The book looks back to July 2010 sessions of the Judicial Bar Council. Exchanges between Chief Justice Corona, Regino Hermosisima and Sereno on how to rid the judiciary of “hoodlums in robes will provide grist for future debates. So will comments by justices enraged by Sereno’s candid decisions.
Vitug wrote last July a Rappler analysis “P-Noy and the Outsider CJ.” It sensed outlines of the future appointment. Asked what prepared him to do battle with Arroyo justices,P-Noy replied: “We’re disturbing so many people’s rice bowls. What’s one more rice bowl to displace?”
“My sense is, he’d been traumatized by his experience with the Court when it killed the proposed Truth Commission, Vitug writes. He was stopped by a Court that “overreached its power, out to protect a past president who appointed most of the justices”.
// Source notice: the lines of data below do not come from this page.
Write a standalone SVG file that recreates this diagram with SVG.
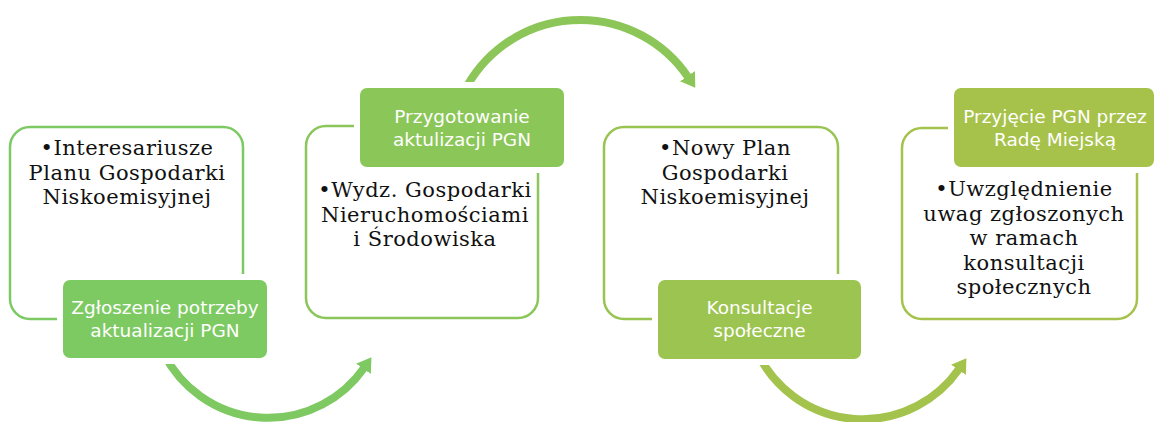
<svg xmlns="http://www.w3.org/2000/svg" width="1155" height="422" viewBox="0 0 1155 422">
<style>
.frame{fill:#fff;stroke-width:2.5}
.lbl{stroke:#fff;stroke-width:6}
.lt{font-family:"DejaVu Sans","Open Sans",sans-serif;font-size:18.5px;fill:#fff;text-anchor:middle}
.bt{font-family:"DejaVu Serif","Liberation Serif",serif;font-size:21px;letter-spacing:0.5px;fill:#111;text-anchor:middle}
.arc{fill:none;stroke-width:8}
</style>
<defs>
<marker id="m1" markerUnits="userSpaceOnUse" markerWidth="14" markerHeight="18" viewBox="0 0 14 18" refX="1" refY="9" orient="auto"><path d="M0,0 L14,9 L0,18 Z" fill="#7ec962"/></marker>
<marker id="m2" markerUnits="userSpaceOnUse" markerWidth="14" markerHeight="18" viewBox="0 0 14 18" refX="1" refY="9" orient="auto"><path d="M0,0 L14,9 L0,18 Z" fill="#8cc658"/></marker>
<marker id="m3" markerUnits="userSpaceOnUse" markerWidth="14" markerHeight="18" viewBox="0 0 14 18" refX="1" refY="9" orient="auto"><path d="M0,0 L14,9 L0,18 Z" fill="#a3c34c"/></marker>
</defs>
<g id="connectors">
<path class="arc" stroke="#7ec962" marker-end="url(#m1)" d="M164,354 A117,117 0 0 0 364,368"/>
<path class="arc" stroke="#8cc658" marker-end="url(#m2)" d="M464,92 A130,130 0 0 1 688,77"/>
<path class="arc" stroke="#a3c34c" marker-end="url(#m3)" d="M758,354 A117,117 0 0 0 959,369"/>
</g>
<g id="node1">
<rect class="frame" x="10" y="127" width="233" height="192" rx="20" stroke="#7dca64"/>
<text class="bt"><tspan x="127" y="155">•Interesariusze</tspan><tspan x="127" y="179.5">Planu Gospodarki</tspan><tspan x="127" y="204">Niskoemisyjnej</tspan></text>
<rect class="lbl" x="60" y="277" width="210" height="84" rx="10" fill="#7dca63"/>
<text class="lt"><tspan x="165" y="314">Zgłoszenie potrzeby</tspan><tspan x="165" y="337">aktualizacji PGN</tspan></text>
</g>
<g id="node2">
<rect class="frame" x="306" y="126" width="232" height="192" rx="20" stroke="#8ac65a"/>
<rect class="lbl" x="357" y="85" width="210" height="85" rx="10" fill="#8bc658"/>
<text class="lt"><tspan x="462" y="123">Przygotowanie</tspan><tspan x="462" y="146">aktulizacji PGN</tspan></text>
<text class="bt"><tspan x="425" y="197">•Wydz. Gospodarki</tspan><tspan x="425" y="221.5">Nieruchomościami</tspan><tspan x="425" y="246">i Środowiska</tspan></text>
</g>
<g id="node3">
<rect class="frame" x="604" y="127" width="234" height="192" rx="20" stroke="#98c452"/>
<text class="bt"><tspan x="725" y="155">•Nowy Plan</tspan><tspan x="725" y="179.5">Gospodarki</tspan><tspan x="725" y="204">Niskoemisyjnej</tspan></text>
<rect class="lbl" x="655" y="277" width="209" height="85" rx="10" fill="#9cc450"/>
<text class="lt"><tspan x="759.5" y="314">Konsultacje</tspan><tspan x="759.5" y="337">społeczne</tspan></text>
</g>
<g id="node4">
<rect class="frame" x="902" y="128" width="235" height="191" rx="20" stroke="#a5c34c"/>
<rect class="lbl" x="951" y="85" width="206" height="85" rx="10" fill="#a7c24a"/>
<text class="lt"><tspan x="1055" y="123">Przyjęcie PGN przez</tspan><tspan x="1055" y="146">Radę Miejską</tspan></text>
<text class="bt"><tspan x="1024" y="196">•Uwzględnienie</tspan><tspan x="1024" y="220.5">uwag zgłoszonych</tspan><tspan x="1024" y="245">w ramach</tspan><tspan x="1024" y="269.5">konsultacji</tspan><tspan x="1024" y="294">społecznych</tspan></text>
</g>
</svg>
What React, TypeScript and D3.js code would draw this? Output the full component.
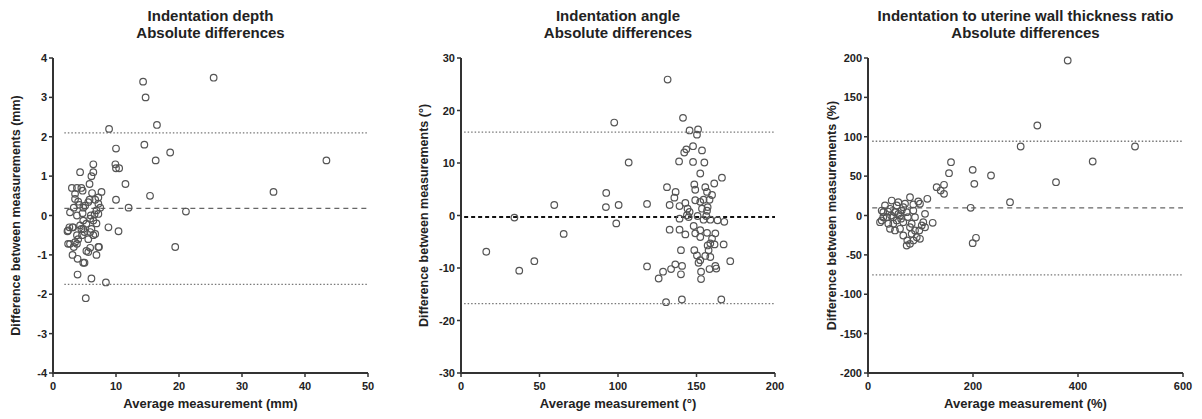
// Bland-Altman plots - three panels side by side
import * as d3 from 'd3';

// [average, difference] pairs
const depthPoints: [number, number][] = [
  [14.3, 3.4], [14.7, 3.0], [16.5, 2.3], [25.5, 3.5], [8.9, 2.2], [10.0, 1.7], [14.5, 1.8], [18.6, 1.6],
  [16.3, 1.4], [43.4, 1.4], [9.9, 1.3], [10.0, 1.2], [10.5, 1.2], [11.5, 0.8], [35.0, 0.6], [15.4, 0.5],
  [10.0, 0.4], [12.0, 0.2], [21.1, 0.1], [8.8, -0.3], [10.4, -0.4], [19.4, -0.8],
  [2.3, -0.4], [2.6, -0.3], [3.0, 0.7], [4.3, 1.1], [6.4, 1.3], [6.1, 1.0], [6.4, 1.1], [5.8, 0.8],
  [7.7, 0.6], [4.5, 0.7], [3.8, 0.7], [3.5, 0.55], [4.0, 0.35], [4.2, 0.27], [3.3, 0.2], [4.8, 0.2],
  [5.8, 0.4], [6.7, 0.4], [7.2, 0.3], [6.9, 0.13], [7.5, 0.2], [3.8, 0.0], [4.7, 0.06], [5.9, -0.08],
  [6.6, 0.03], [3.1, -0.3], [4.3, -0.25], [4.8, -0.34], [5.0, -0.42], [4.6, -0.5], [6.9, -0.2], [6.1, -0.34],
  [5.9, -0.42], [6.4, -0.5], [5.6, -0.6], [4.0, -0.6], [2.7, -0.72], [3.8, -0.72], [3.3, -0.8], [5.9, -0.82],
  [7.3, -0.8], [5.3, -0.9], [3.1, -1.0], [6.9, -1.0], [3.9, -1.1], [4.8, -1.2], [3.9, -1.5], [6.1, -1.6],
  [8.4, -1.7], [5.2, -2.1], [4.7, 0.63], [6.2, 0.57], [7.2, 0.46], [3.5, 0.42], [5.1, 0.25], [5.6, 0.34],
  [2.7, 0.08], [6.0, 0.0], [4.8, -0.13], [7.2, 0.04], [6.4, -0.13], [5.3, -0.21], [2.4, -0.38], [3.2, -0.3],
  [4.5, -0.34], [6.7, -0.47], [3.8, -0.5], [2.4, -0.72], [3.5, -0.68], [5.6, -0.93], [7.2, -0.8], [5.0, -1.2],
];

const anglePoints: [number, number][] = [
  [131.6, 25.9], [141.4, 18.6], [97.6, 17.7], [145.6, 16.2], [151, 16.4], [150.3, 15.4], [106.8, 10.1],
  [16.1, -6.9], [34, -0.4], [37.1, -10.5], [46.7, -8.7], [59.4, 2.0], [65.4, -3.5], [92.5, 4.3], [92.3, 1.6],
  [100.4, 2.0], [98.9, -1.5], [118.5, 2.2], [118.5, -9.7], [130.6, -16.5], [140.7, -16.0], [165.8, -16.0],
  [125.9, -12.0], [152.9, -12.1], [143.5, 12.6], [147.8, 13.2], [142.2, 12.0], [153.5, 12.4], [138.9, 10.3],
  [147.8, 10.2], [155, 10.1], [152.4, 8.0], [166.2, 7.2], [161.3, 6.1], [148.6, 5.9], [155.6, 5.4],
  [131.2, 5.4], [149.2, 4.9], [136.7, 4.5], [156.7, 4.5], [159.9, 3.9], [135.9, 3.4], [149.2, 2.9],
  [154.5, 3.0], [158.3, 3.0], [132.9, 2.0], [139.2, 1.8], [142.9, 2.4], [152.4, 2.6], [144.3, 1.3],
  [153.5, 1.3], [157.1, 1.6], [145.6, 0.7], [156.7, 0.9], [143.9, 0.06], [145, -0.3], [150.7, -0.1],
  [156.2, -0.1], [139.2, -0.6], [154.5, -0.8], [158.8, -0.8], [163.4, -0.9], [167.7, -1.2], [148.2, -2.0],
  [132.9, -2.7], [139.2, -2.7], [152.4, -2.8], [142.9, -3.6], [149.2, -3.4], [152.4, -4.1], [156.7, -3.3],
  [162, -3.4], [159.9, -4.4], [158.8, -5.3], [167.3, -5.5], [161.5, -5.5], [157.1, -5.7], [140.1, -6.6],
  [148.6, -6.6], [157.7, -6.6], [150.3, -7.6], [155.6, -7.7], [158.8, -7.9], [152.4, -8.5], [171.5, -8.7],
  [151.3, -9.0], [136.5, -9.3], [140.8, -9.6], [133.8, -10.2], [128.7, -10.7], [158.3, -10.2], [162, -9.6],
  [162.6, -10.1], [152.9, -10.7], [140.1, -11.2],
];

const ratioPoints: [number, number][] = [
  [380.4, 196.8], [322.5, 114.3], [290.8, 87.6], [508.6, 87.6], [428, 68.6], [358.1, 42.3], [234.3, 50.8],
  [199.4, 58], [202.5, 40.2], [158.1, 67.7], [154.3, 53.7], [144.8, 39], [130.8, 36], [138.4, 31.7],
  [144.8, 27.5], [270.5, 16.9], [195.6, 9.8], [205.7, -28.3], [199.4, -35.1], [113, 21.2], [123.2, -9.3],
  [108.6, 2.1], [80, 23.2], [95.8, 17.8], [86.3, 14], [102.3, -12.7], [97.7, -19], [92.8, -27.5],
  [99, -29.6], [74.9, -31.7], [73.7, -38.1], [83.2, -23.3], [67.2, -25.4], [51.4, -19], [38.7, -10.5],
  [26.1, -6.3], [29.1, 4.2], [41.9, 8.5], [54.7, 12.7], [67.2, 10.5], [73.7, 4.2], [61, 0], [48.2, -2.1],
  [35.6, -2.1], [54.7, -6.3], [67.2, -8.5], [83.2, -10.5], [89.5, -2.1], [86.3, 6.3], [99, 14.9],
  [32.4, 12.7], [45.1, 19], [57.7, 16.9], [70.5, 14.9], [41.9, -16.9], [61, -16.9], [80, -14.9],
  [89.5, -19], [48.2, -10.5], [86.3, -31.7], [80, -36], [105.3, -8.5], [108.6, -14.9], [29.1, -2.1],
  [64.2, 6.3], [51.4, 4.2], [26.1, 6.3], [22.9, -8.5], [58, 2], [44, 0], [38, 5], [63, -4], [76, -2],
];

// bias and limits of agreement [upper, mean, lower]
const depthLimits = [2.1, 0.18, -1.75];
const angleLimits = [15.9, -0.27, -16.8];
const ratioLimits = [94.3, 9.8, -75.3];

const depthXTicks = [0, 10, 20, 30, 40, 50];
const depthYTicks = [-4, -3, -2, -1, 0, 1, 2, 3, 4];
const angleXTicks = [0, 50, 100, 150, 200];
const angleYTicks = [-30, -20, -10, 0, 10, 20, 30];
const ratioXTicks = [0, 200, 400, 600];
const ratioYTicks = [-200, -150, -100, -50, 0, 50, 100, 150, 200];

const FONT = '"Liberation Sans", Arial, sans-serif';

type PanelProps = {
  left: number;
  width: number;
  title: string;
  xLabel: string;
  yLabel: string;
  yLabelX: number;
  xTicks: number[];
  yTicks: number[];
  points: [number, number][];
  limits: number[];
  lineFrom: number;
  boldMean?: boolean;
};

const TOP = 58;
const BOTTOM = 373;

function Panel(p: PanelProps) {
  const x = d3.scaleLinear().domain(d3.extent(p.xTicks) as [number, number]).range([p.left, p.left + p.width]);
  const y = d3.scaleLinear().domain(d3.extent(p.yTicks) as [number, number]).range([BOTTOM, TOP]);
  const x0 = x.domain()[0];
  const x1 = x.domain()[1];
  const cx = p.left + p.width / 2;

  return (
    <g fontFamily={FONT} fontWeight="bold" fill="#222">
      <text x={cx} y={21} textAnchor="middle" fontSize={15}>{p.title}</text>
      <text x={cx} y={38} textAnchor="middle" fontSize={15}>Absolute differences</text>

      {/* limits of agreement */}
      {[p.limits[0], p.limits[2]].map((v, i) => (
        <line key={i} x1={x(p.lineFrom)} x2={x(x1)} y1={y(v)} y2={y(v)}
          stroke="#777" strokeWidth={1.3} strokeDasharray="1.5,2" />
      ))}
      <line x1={x(p.lineFrom)} x2={x(x1)} y1={y(p.limits[1])} y2={y(p.limits[1])}
        stroke={p.boldMean ? '#111' : '#666'} strokeWidth={p.boldMean ? 2 : 1.3}
        strokeDasharray={p.boldMean ? '4,3' : '5,4'} />

      {p.points.map((d, i) => (
        <circle key={i} cx={x(d[0])} cy={y(d[1])} r={3.3} fill="none" stroke="#555" strokeWidth={1.2} />
      ))}

      {/* axes */}
      <line x1={x(x0)} x2={x(x0)} y1={y.range()[1]} y2={y.range()[0]} stroke="#333" strokeWidth={2} />
      <line x1={x(x0) - 1} x2={x(x1)} y1={BOTTOM} y2={BOTTOM} stroke="#333" strokeWidth={2} />
      {p.yTicks.map((t) => (
        <g key={'y' + t}>
          <line x1={x(x0) - 4} x2={x(x0)} y1={y(t)} y2={y(t)} stroke="#333" strokeWidth={1.5} />
          <text x={x(x0) - 6} y={y(t) + 4} textAnchor="end" fontSize={11}>{t}</text>
        </g>
      ))}
      {p.xTicks.map((t) => (
        <g key={'x' + t}>
          <line x1={x(t)} x2={x(t)} y1={BOTTOM} y2={BOTTOM + 4} stroke="#333" strokeWidth={1.5} />
          <text x={x(t)} y={390} textAnchor="middle" fontSize={11}>{t}</text>
        </g>
      ))}
      <text x={cx} y={408} textAnchor="middle" fontSize={13}>{p.xLabel}</text>
      <text transform={`translate(${p.yLabelX},${(TOP + BOTTOM) / 2}) rotate(-90)`} textAnchor="middle" fontSize={12.5}>
        {p.yLabel}
      </text>
    </g>
  );
}

export default function App() {
  return (
    <svg width={1202} height={419} style={{ position: 'absolute', left: 0, top: 0, background: '#fff' }}>
      <Panel left={53} width={315} title="Indentation depth" xLabel="Average measurement (mm)"
        yLabel="Difference between measurements (mm)" yLabelX={20} xTicks={depthXTicks} yTicks={depthYTicks}
        points={depthPoints} limits={depthLimits} lineFrom={1.8} />
      <Panel left={461} width={314} title="Indentation angle" xLabel="Average measurement (°)"
        yLabel="Difference between measurements (°)" yLabelX={428} xTicks={angleXTicks} yTicks={angleYTicks}
        points={anglePoints} limits={angleLimits} lineFrom={2} boldMean />
      <Panel left={868} width={315} title="Indentation to uterine wall thickness ratio" xLabel="Average measurement (%)"
        yLabel="Difference between measurements (%)" yLabelX={836} xTicks={ratioXTicks} yTicks={ratioYTicks}
        points={ratioPoints} limits={ratioLimits} lineFrom={8} />
    </svg>
  );
}
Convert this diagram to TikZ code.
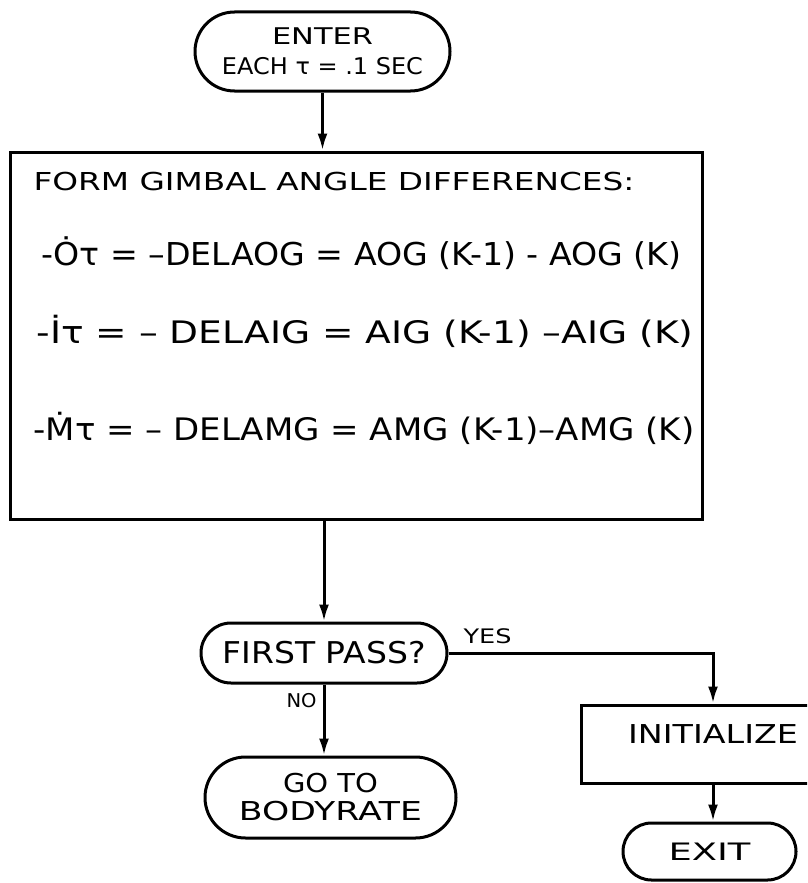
\documentclass[tikz,border=0pt]{standalone}
\usepackage{fontspec}
\setmainfont{DejaVu Sans}
\usetikzlibrary{arrows.meta,shapes.misc}
\newcommand\fitw[2]{\resizebox{#1}{\height}{#2}}
\begin{document}
\begin{tikzpicture}[x=1pt,y=-1pt,
  line width=3pt,
  arr/.style={-{Latex[length=17pt,width=10pt]}},
  stad/.style={draw, rounded rectangle, inner sep=0pt, align=center},
  procbox/.style={draw, rectangle, inner sep=0pt, align=center},
  txt/.style={inner sep=0pt, anchor=base west},
]
\clip (0,0) rectangle (807,883);
\fill[white] (0,0) rectangle (807,883);

\node[stad, minimum width=255pt, minimum height=79pt, font=\fontsize{23}{30}\selectfont] (enter) at (322.5,51.5)
  {\fitw{101pt}{ENTER}\\\fitw{201pt}{EACH τ = .1 SEC}};

\node[procbox, minimum width=692pt, minimum height=367pt] (box) at (356,335.5) {};
\node[txt, font=\fontsize{24.7}{30}\selectfont] (l0) at (32,190) {\fitw{601pt}{FORM GIMBAL ANGLE DIFFERENCES:}};
\node[txt, font=\fontsize{31.5}{36}\selectfont] (l1) at (40,265) {\fitw{640pt}{-Ȯτ = –DELAOG = AOG (K-1) - AOG (K)}};
\node[txt, font=\fontsize{31}{36}\selectfont] (l2) at (35,343) {\fitw{657pt}{-İτ = – DELAIG = AIG (K-1) –AIG (K)}};
\node[txt, font=\fontsize{31}{36}\selectfont] (l3) at (32,440) {\fitw{661pt}{-Ṁτ = – DELAMG = AMG (K-1)–AMG (K)}};

\node[stad, minimum width=246pt, minimum height=60pt, font=\fontsize{30}{36}\selectfont] (fp) at (324,653) {\fitw{203pt}{FIRST PASS?}};
\node[stad, minimum width=251pt, minimum height=81pt, font=\fontsize{26}{28}\selectfont] (goto) at (330.5,797.5)
  {\fitw{95pt}{GO TO}\\\fitw{183pt}{BODYRATE}};
\node[procbox, minimum width=264pt, minimum height=78pt, font=\fontsize{26}{30}\selectfont] (init) at (713,744) {\raisebox{10pt}{\fitw{170pt}{INITIALIZE}}\rule[-10pt]{0pt}{10pt}};
\node[stad, minimum width=173pt, minimum height=57pt, font=\fontsize{24}{28}\selectfont] (exit) at (709.5,851.5) {\fitw{82pt}{EXIT}};

\node[txt, font=\fontsize{20}{24}\selectfont] (yes) at (462,643) {\fitw{48pt}{YES}};
\node[txt, font=\fontsize{19}{22}\selectfont] (no) at (285,707) {\fitw{30pt}{NO}};

\draw[arr] (enter.south) -- (enter.south |- box.north);
\draw[arr] (box.south -| fp.north) -- (fp.north);
\draw[arr] (fp.south) -- (fp.south |- goto.north);
\draw[arr] (fp.east) -| (init.north);
\draw[arr] (init.south) -- (init.south |- exit.north);
\end{tikzpicture}
\end{document}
The same court rebuffed Executive Order No. 2 This trashed all Arroyo midnight appointments – from the Malacañang gardener to her aide as Supreme Court chief justice.
“The potential result of (EO 2) will be chaos and paralysis in the Executive Branch,” PNoy said. “This tests limits of the Supreme Court’s constitutional authority, and could precipitate a clash with another separate, co-equal branch”. After Corona’s impeachment, the Court backed off. It was not a trier of facts, the Court said. It fobbed off the cases to the Court of Appeals.”
“I never imagined that government can be harassed by a co-equal branch. Harrassed, stymied. I think in Tagalog you can say it better: Kaya palang maapi ang gobyerno.”, Vitug wrote. He recognizes the principles of separation of powers and checks and balances. The President seems struggling between these two thoughts. Which one will prevail?
“Vitug sends a clear message across – a full day awaits the Court, former Justice, now Omubuidsman Conchita Carpio Morales said at the Vitug book launch, “There is much to be done…“
“The late Secretary Jesse Robredo had his acclaimed style of “tsinelas” leadership… The Court had episodes of displaying its own brand of “tsinelas” tendency… and it is called “flip-flops”. Somersaults hounded the Court. Institutional integrity starts with personal integrity. The Court can only be as good as the persons who compose it.”
Vitug spun off tougher standards for journalism in a digital age. A “journalism of assertion”, her books demonstrate, is no substitute for a “journalism of verification.”